Subjective test (Was the defendant pressured into doing this?): It would be hard to argue that these people laundered money against their wills. Furthermore, they’ve all committed additional crimes which would predispose them to want to launder money. Not entrapment on those grounds either.


This makes no sense to me, why is $100 different than a threat to the wife?

Is it because the amount of money is too low?


Because one is presented as an option that you are free to turn down, and the other is a threat to your family that forces you to comply.


Yes, if the money was higher, then it is entrapment. E.g. 100k for a secret. The question is “did the police agent catch a crime or cause a crime to happen” of course where it becomes entrapment is a grey area.


The bank activities were illegal and non compliant. The OCC was about to cut them out of the entire banking network for poor reporting, meaning no OCC-licensed banks could take or send wires to them or hold accounts in their name. It would have shut off all trade for this bank without knowing what they’re doing or alleging any crime, yet.

This is how the US enforces its will worldwide.

The Treasury has a similar way to do that, without the OFAC list. They did it in 2018

https://www.google.com/amp/s/www.forbes.com/sites/francescop...

Back to the OCC, the outcome of the audit would have solidified criminal charges against the bank directors, but then they backed off with the “this is a government operation” excuse. Other reasons they would back off being any other kind of leverage, which small banks do not have.

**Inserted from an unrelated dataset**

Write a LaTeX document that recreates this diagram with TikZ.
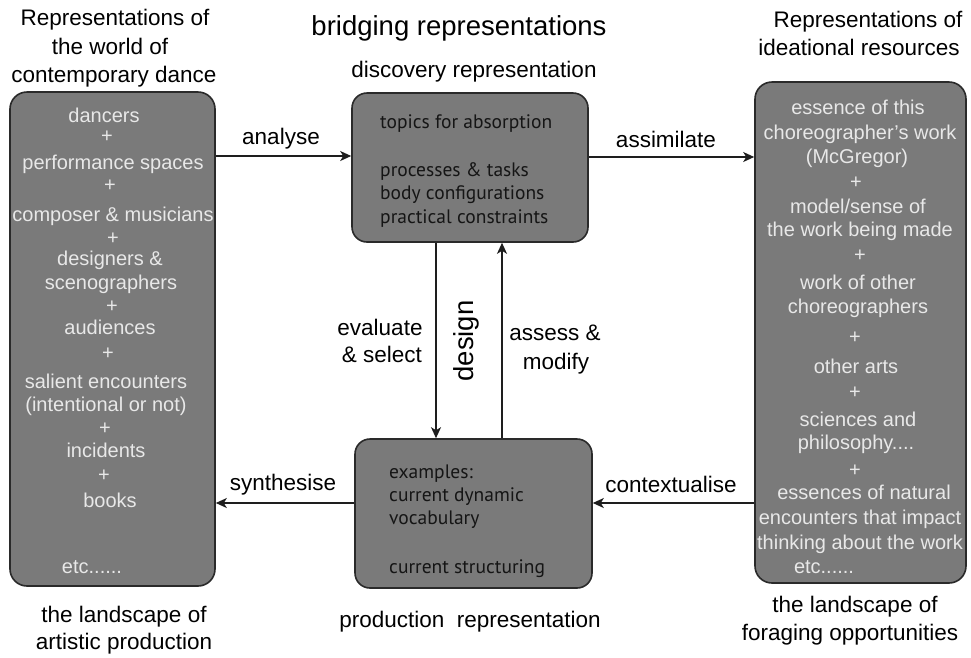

Exactly. What they were doing was not legal and an audit ruled so. But yeah, ends justify the means


In the US, “entrapment” is fairly narrow and covers only those situations where the police actually directly tell you to commit the crime.


That’s why they were approached to do sons things but not others, I guess. I assume that means there was some kind of oversight.

Also it’s not entrapment if the criminals are soliciting them.